## DATASET EXTRACT
════════════════════
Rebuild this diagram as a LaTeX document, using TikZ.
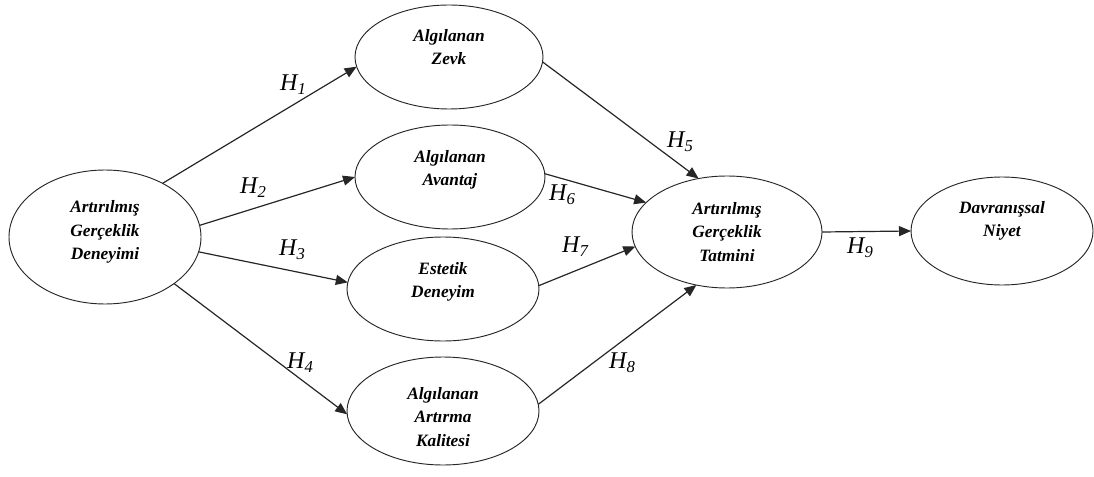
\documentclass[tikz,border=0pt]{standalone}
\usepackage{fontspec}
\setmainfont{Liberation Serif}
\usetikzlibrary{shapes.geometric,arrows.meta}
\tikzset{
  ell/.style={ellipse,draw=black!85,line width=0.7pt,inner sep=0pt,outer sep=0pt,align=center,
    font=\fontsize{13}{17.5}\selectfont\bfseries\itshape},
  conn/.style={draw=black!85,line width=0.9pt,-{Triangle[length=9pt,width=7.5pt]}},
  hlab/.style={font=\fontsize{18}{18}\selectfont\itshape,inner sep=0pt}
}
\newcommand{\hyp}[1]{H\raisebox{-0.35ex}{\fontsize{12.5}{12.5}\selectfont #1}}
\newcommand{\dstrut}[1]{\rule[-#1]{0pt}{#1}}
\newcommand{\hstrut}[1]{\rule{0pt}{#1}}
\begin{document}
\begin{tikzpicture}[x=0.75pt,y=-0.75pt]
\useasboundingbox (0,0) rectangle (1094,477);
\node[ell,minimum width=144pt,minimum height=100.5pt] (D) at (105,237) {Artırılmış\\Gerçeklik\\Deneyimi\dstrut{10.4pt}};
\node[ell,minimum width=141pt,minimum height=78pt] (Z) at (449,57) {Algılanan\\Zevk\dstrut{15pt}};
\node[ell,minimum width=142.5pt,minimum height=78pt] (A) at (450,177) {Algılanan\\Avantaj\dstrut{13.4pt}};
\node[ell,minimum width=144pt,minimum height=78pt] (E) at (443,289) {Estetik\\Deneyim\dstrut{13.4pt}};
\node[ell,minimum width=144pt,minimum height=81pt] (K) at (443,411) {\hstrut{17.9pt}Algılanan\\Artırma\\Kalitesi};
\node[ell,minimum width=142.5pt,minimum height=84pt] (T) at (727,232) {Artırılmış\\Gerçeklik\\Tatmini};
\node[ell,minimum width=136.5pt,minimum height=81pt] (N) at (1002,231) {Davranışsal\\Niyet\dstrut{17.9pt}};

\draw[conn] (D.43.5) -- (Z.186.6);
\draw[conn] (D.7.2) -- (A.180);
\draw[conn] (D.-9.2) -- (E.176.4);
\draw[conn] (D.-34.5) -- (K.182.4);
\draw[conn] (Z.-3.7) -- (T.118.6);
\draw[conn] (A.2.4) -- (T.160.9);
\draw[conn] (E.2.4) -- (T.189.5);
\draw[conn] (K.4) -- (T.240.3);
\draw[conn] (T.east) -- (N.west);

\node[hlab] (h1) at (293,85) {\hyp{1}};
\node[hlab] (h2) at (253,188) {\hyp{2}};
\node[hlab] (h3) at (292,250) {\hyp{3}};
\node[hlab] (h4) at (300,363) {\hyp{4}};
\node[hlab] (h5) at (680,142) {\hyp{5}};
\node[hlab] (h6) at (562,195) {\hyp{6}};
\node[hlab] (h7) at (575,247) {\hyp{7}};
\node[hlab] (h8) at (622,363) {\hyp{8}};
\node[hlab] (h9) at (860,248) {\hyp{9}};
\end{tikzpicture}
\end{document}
════════════════════
## SET EXERCISE
Omit each picture, then return all of the listing exactly as it stands.

## WORKED SOLUTION
Rebuild this diagram as a LaTeX document, using TikZ.
\documentclass[tikz,border=0pt]{standalone}
\usepackage{fontspec}
\setmainfont{Liberation Serif}
\usetikzlibrary{shapes.geometric,arrows.meta}
\tikzset{
  ell/.style={ellipse,draw=black!85,line width=0.7pt,inner sep=0pt,outer sep=0pt,align=center,
    font=\fontsize{13}{17.5}\selectfont\bfseries\itshape},
  conn/.style={draw=black!85,line width=0.9pt,-{Triangle[length=9pt,width=7.5pt]}},
  hlab/.style={font=\fontsize{18}{18}\selectfont\itshape,inner sep=0pt}
}
\newcommand{\hyp}[1]{H\raisebox{-0.35ex}{\fontsize{12.5}{12.5}\selectfont #1}}
\newcommand{\dstrut}[1]{\rule[-#1]{0pt}{#1}}
\newcommand{\hstrut}[1]{\rule{0pt}{#1}}
\begin{document}
\begin{tikzpicture}[x=0.75pt,y=-0.75pt]
\useasboundingbox (0,0) rectangle (1094,477);
\node[ell,minimum width=144pt,minimum height=100.5pt] (D) at (105,237) {Artırılmış\\Gerçeklik\\Deneyimi\dstrut{10.4pt}};
\node[ell,minimum width=141pt,minimum height=78pt] (Z) at (449,57) {Algılanan\\Zevk\dstrut{15pt}};
\node[ell,minimum width=142.5pt,minimum height=78pt] (A) at (450,177) {Algılanan\\Avantaj\dstrut{13.4pt}};
\node[ell,minimum width=144pt,minimum height=78pt] (E) at (443,289) {Estetik\\Deneyim\dstrut{13.4pt}};
\node[ell,minimum width=144pt,minimum height=81pt] (K) at (443,411) {\hstrut{17.9pt}Algılanan\\Artırma\\Kalitesi};
\node[ell,minimum width=142.5pt,minimum height=84pt] (T) at (727,232) {Artırılmış\\Gerçeklik\\Tatmini};
\node[ell,minimum width=136.5pt,minimum height=81pt] (N) at (1002,231) {Davranışsal\\Niyet\dstrut{17.9pt}};

\draw[conn] (D.43.5) -- (Z.186.6);
\draw[conn] (D.7.2) -- (A.180);
\draw[conn] (D.-9.2) -- (E.176.4);
\draw[conn] (D.-34.5) -- (K.182.4);
\draw[conn] (Z.-3.7) -- (T.118.6);
\draw[conn] (A.2.4) -- (T.160.9);
\draw[conn] (E.2.4) -- (T.189.5);
\draw[conn] (K.4) -- (T.240.3);
\draw[conn] (T.east) -- (N.west);

\node[hlab] (h1) at (293,85) {\hyp{1}};
\node[hlab] (h2) at (253,188) {\hyp{2}};
\node[hlab] (h3) at (292,250) {\hyp{3}};
\node[hlab] (h4) at (300,363) {\hyp{4}};
\node[hlab] (h5) at (680,142) {\hyp{5}};
\node[hlab] (h6) at (562,195) {\hyp{6}};
\node[hlab] (h7) at (575,247) {\hyp{7}};
\node[hlab] (h8) at (622,363) {\hyp{8}};
\node[hlab] (h9) at (860,248) {\hyp{9}};
\end{tikzpicture}
\end{document}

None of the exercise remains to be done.